China's smile will be on global display during next summer's Olympic Games. The athletic and cultural extravaganza will be a well choreographed 17-day magic act designed to ensure Beijing's woeful human rights record vanishes.

The imprisonment of scores of human rights activists will be conveniently forgotten. So, too, will the abuse of lawyers, writers, academics and HIV/AIDS campaigners who have challenged the unyielding regime. Indeed, in its most recent annual report, Human Rights Watch described China's already tattered human rights standing as having "deteriorated significantly."

Western governments, including Canada, will likely look the other way for fear of alienating the host nation and jeopardizing lucrative trade deals with Asia's economic behemoth.

Governments of various political pedigrees will also, no doubt, continue to look askance at Beijing's audacious and technologically sophisticated spying that constitutes a much less savoury counterpoint to the happy face the dictatorship intends to relentlessly market to the world come August.

There was more evidence of this fact when the British government recently issued an extraordinary alert to 300 top executives and security chiefs at banks, accounting and law firms warning of an "electronic espionage attack" from "Chinese state organizations."

Not surprisingly, Beijing denied that it had carried out any state-sponsored cyber-espionage against pillars of Britain's economy. But the official British warning echoes, in part, the alarm raised earlier this year by Chen Yonglin, a former Chinese diplomat who defected to Australia in 2005, insisting that China had 1,000 agents operating there.

Chen has also claimed that a similarly sized legion of Chinese spies also manoeuvres covertly in Canada. Though his allegations appear outlandish, they have been treated as credible by authorities.

That Chen bandied about a headline-grabbing number wasn't particularly persuasive for China watchers inside the spook world. The more reliable aspect of his disclosures was the description of the subtle nature of Chinese spying.

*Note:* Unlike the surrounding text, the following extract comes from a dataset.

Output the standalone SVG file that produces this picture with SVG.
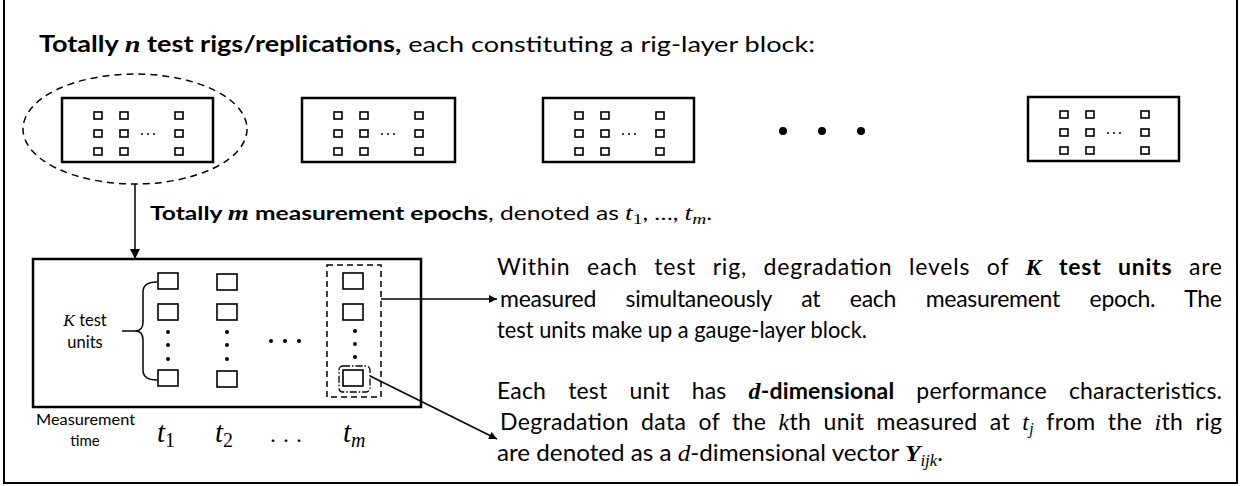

Patience and penetration are central to the Chinese espionage model. Trained spies pilfer military, economic and trade secrets. Their covert work, Chen said, is abetted by a network of informants – from students to businessmen – who are recruited to feed intelligence to Beijing. And all of it is tolerated by the western democracies in the name of commerce and at the expense of human rights.

None other than Jim Judd, the head of Canada's spy service, CSIS, appeared to confirm Chen's portrait of the scope and character of Chinese spying in Canada during testimony before the Senate Committee on National Security and Defence this past April. Judd told the panel that China is the agency's most formidable adversary, preoccupying almost half of CSIS's counter-intelligence apparatus.

Judd's testimony was surprising for a number of instructive reasons. It represented a striking about-face by CSIS mandarins concerning the threat posed by Chinese espionage to Canada's national security.

A few years earlier, Judd's predecessor, Ward Elcock, had publicly dismissed the findings of a joint RCMP-CSIS probe into China's espionage in Canada, dubbed Project Sidewinder, as an "interesting theory" that couldn't withstand scrutiny.

In the late 1990s, the Sidewinder analysts produced a report that mirrored the central thrust of recent "revelations" by Chen and Judd. Rather than being feted as prescient, the team was disbanded at the behest of CSIS over the objections of RCMP brass who insisted that the civilian spy service had effectively torpedoed the hush-hush probe.

In internal correspondence, the Mounties accused senior CSIS officers of having "compromised the integrity" of intelligence reports to Ottawa about existing and emerging security threats and charged that CSIS analysts had been forced to bury their findings.

In fact, CSIS officials had ordered the initial Sidewinder report to be softened and documents related to the study destroyed. (A copy of the original, unsanitized report was leaked to the media.)

Of course, when Elcock made his disparaging remarks about the work of some of his own intelligence officers, a Liberal government was spending considerable diplomatic and political currency cultivating trade ties with China.

Now that Stephen Harper's Conservatives have taken a harder line toward China, CSIS has suddenly and predictably changed its tune.

The RCMP and CSIS officers involved in the ill-fated Sidewinder probe are surely bemused by it all. They were apparently on the right track at the wrong time. They probably know that by the time the Olympic torch is lit in Beijing, all the talk and reports of Chinese espionage will become mute. Canada and the world will be too busy smiling with China.